The company touted the donation as making good on its ethics pledge to donate foreign government profits during Trump's presidency, but a watchdog group immediately criticized the organization for not providing details.
"The refusal of both the administration and the Trump Organization to provide any details about the amount or recipients of the profits that the president promised to donate is emblematic of the secrecy with which Mr.

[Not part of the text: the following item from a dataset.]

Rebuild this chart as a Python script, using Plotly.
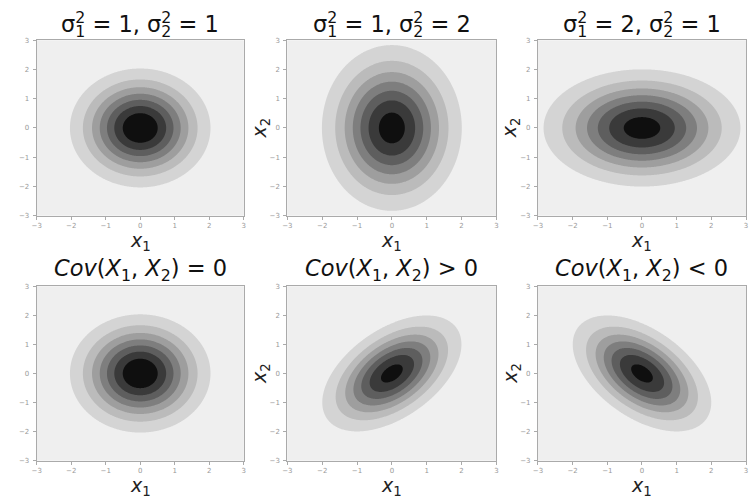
import numpy as np
import plotly.graph_objects as go

# ---------------- data ----------------
SUB1 = "<sub><span style='letter-spacing:-0.64em'>1</span></sub><sup>2</sup>"
SUB2 = "<sub><span style='letter-spacing:-0.64em'>2</span></sub><sup>2</sup>"
panel_titles = [
    "σ" + SUB1 + " = 1, σ" + SUB2 + " = 1",
    "σ" + SUB1 + " = 1, σ" + SUB2 + " = 2",
    "σ" + SUB1 + " = 2, σ" + SUB2 + " = 1",
    "<i>Cov</i>(<i>X</i><sub>1</sub>, <i>X</i><sub>2</sub>) = 0",
    "<i>Cov</i>(<i>X</i><sub>1</sub>, <i>X</i><sub>2</sub>) &gt; 0",
    "<i>Cov</i>(<i>X</i><sub>1</sub>, <i>X</i><sub>2</sub>) &lt; 0",
]
var_x1 = [1.0, 1.0, 2.0, 1.0, 1.0, 1.0]
var_x2 = [1.0, 2.0, 1.0, 1.0, 1.0, 1.0]
cov_x1x2 = [0.0, 0.0, 0.0, 0.0, 0.5, -0.5]
level_step = [0.02, 0.015, 0.015, 0.02, 0.025, 0.025]
n_levels = 7
tick_values = [-3, -2, -1, 0, 1, 2, 3]
show_ylabel = [False, True, True, False, True, True]
band_colors = ["#efefef", "#d4d4d4", "#bbbbbb", "#9e9e9e",
               "#7e7e7e", "#5e5e5e", "#3a3a3a", "#0f0f0f"]

# ---------------- layout geometry (pixels) ----------------
W, H = 750, 498
col_px = [(32, 241), (285, 496), (538, 748)]
row_px = [(37, 215), (287, 464)]
title_px = [19, 270]

FONT = "DejaVu Sans"
grid = np.linspace(-3, 3, 301)
GX, GY = np.meshgrid(grid, grid)

colorscale = [[i / (len(band_colors) - 1), c] for i, c in enumerate(band_colors)]

fig = go.Figure()
annotations = []
for k in range(6):
    r, c = divmod(k, 3)
    ax = "" if k == 0 else str(k + 1)
    s11, s22, s12 = var_x1[k], var_x2[k], cov_x1x2[k]
    det = s11 * s22 - s12 ** 2
    q = (s22 * GX ** 2 - 2 * s12 * GX * GY + s11 * GY ** 2) / det
    z = np.exp(-0.5 * q) / (2 * np.pi * np.sqrt(det))
    st = level_step[k]
    fig.add_trace(go.Contour(
        x=grid, y=grid, z=z,
        xaxis="x" + ax, yaxis="y" + ax,
        colorscale=colorscale, showscale=False,
        contours=dict(start=st, end=st * n_levels, size=st, coloring="fill"),
        line=dict(width=0), hoverinfo="skip",
    ))
    x0, x1 = col_px[c]
    y0, y1 = row_px[r]
    dx = [x0 / W, x1 / W]
    dy = [1 - y1 / H, 1 - y0 / H]
    axcommon = dict(range=[-3, 3], tickvals=tick_values, ticks="outside", ticklen=3,
                    tickcolor="#aaaaaa", tickwidth=1, showline=True, linecolor="#aaaaaa",
                    linewidth=1, mirror=True, showgrid=False, zeroline=False,
                    tickfont=dict(family=FONT, size=7, color="#999999"))
    fig.update_layout(**{
        "xaxis" + ax: dict(domain=dx, anchor="y" + ax, **axcommon),
        "yaxis" + ax: dict(domain=dy, anchor="x" + ax, ticklabelstandoff=2, **axcommon),
    })
    xc = (dx[0] + dx[1]) / 2
    # title
    ty = title_px[r]
    annotations.append(dict(text=panel_titles[k], x=xc, y=1 - ty / H, xref="paper", yref="paper",
                            xanchor="center", yanchor="middle", showarrow=False, borderpad=0,
                            font=dict(family=FONT, size=22.5, color="#111111")))
    # x label
    ly = y1 + 26
    annotations.append(dict(text="<i>x</i><sub>1</sub>", x=xc, y=1 - ly / H, xref="paper", yref="paper",
                            xanchor="center", yanchor="middle", showarrow=False, borderpad=0,
                            font=dict(family=FONT, size=19, color="#222222")))
    if show_ylabel[k]:
        lx = x0 - 27
        yc = 1 - (y0 + y1) / 2 / H
        annotations.append(dict(text="<i>x</i><sub>2</sub>", x=lx / W, y=yc, xref="paper", yref="paper",
                                xanchor="center", yanchor="middle", textangle=-90, showarrow=False,
                                borderpad=0, font=dict(family=FONT, size=19, color="#222222")))

fig.update_layout(
    width=W, height=H, margin=dict(l=0, r=0, t=0, b=0),
    paper_bgcolor="white", plot_bgcolor=band_colors[0],
    annotations=annotations, showlegend=False,
)
fig.write_html("out.html")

Trump has operated both in government and in his business affairs," said Norm Eisen, chairman of the watchdog group Citizens for Responsibility and Ethics in Washington.
"When you're getting sums of money from foreign governments, it raises the question of whether your decisions are motivated by those flows of funds to your own pocket book or the best interests of the United States," Eisen said.
Sorial said the profits were calculated using "our policy and the Uniform System of Accounts for the Lodging Industry." The U.S. Treasury did not immediately respond to requests for comment.
Watchdog group Public Citizen questioned the spirit of the pledge in a letter to the Trump Organization earlier this month since the methodology used for donations would seemingly not require any donation from unprofitable properties receiving foreign government revenue.
"Business is booming at the Trump International Hotel in D.C., not because of the décor, but because corporations and foreign governments want to curry favor with the president," Public Citizen President Robert Weissman said in a January statement.
Ethics experts had already found problems with the pledge made at a news conference before Trump's inauguration because it didn't include all his properties, such as his resorts, and left it up to Trump to define "profit." The pledge was supposedly made to ameliorate the worry that Trump was violating the Constitution's emoluments clause, which bans the president's acceptance of foreign gifts and money without Congress' permission.
Several lawsuits have challenged Trump's ties to his business ventures and his refusal to divest from them. The suits allege that foreign governments' use of Trump's hotels and other properties violates the emoluments clause.
Trump's attorneys have challenged the premise that a hotel room is an "emolument" but announced the pledge to "do more than what the Constitution requires" by donating foreign profits at the news conference. Later, questions emerged about exactly what this would entail.
An eight-page pamphlet provided by the Trump Organization to the House Oversight Committee in May said that the company planned to send the Treasury only profits obviously tied to foreign governments, and not ask guests questions about the source of their money because that would "impede upon personal privacy and diminish the guest experience of our brand."
"It's bad that Trump won't divest himself and establish a truly blind trust, and it's worse that he won't be transparent," said Rep. Elijah Cummings, D-Maryland, ranking member on the House Oversight Committee. He called the Republicans refusal to do oversight, such as subpoena documents, that would shed light on Trump's conflicts of interest "unconscionable."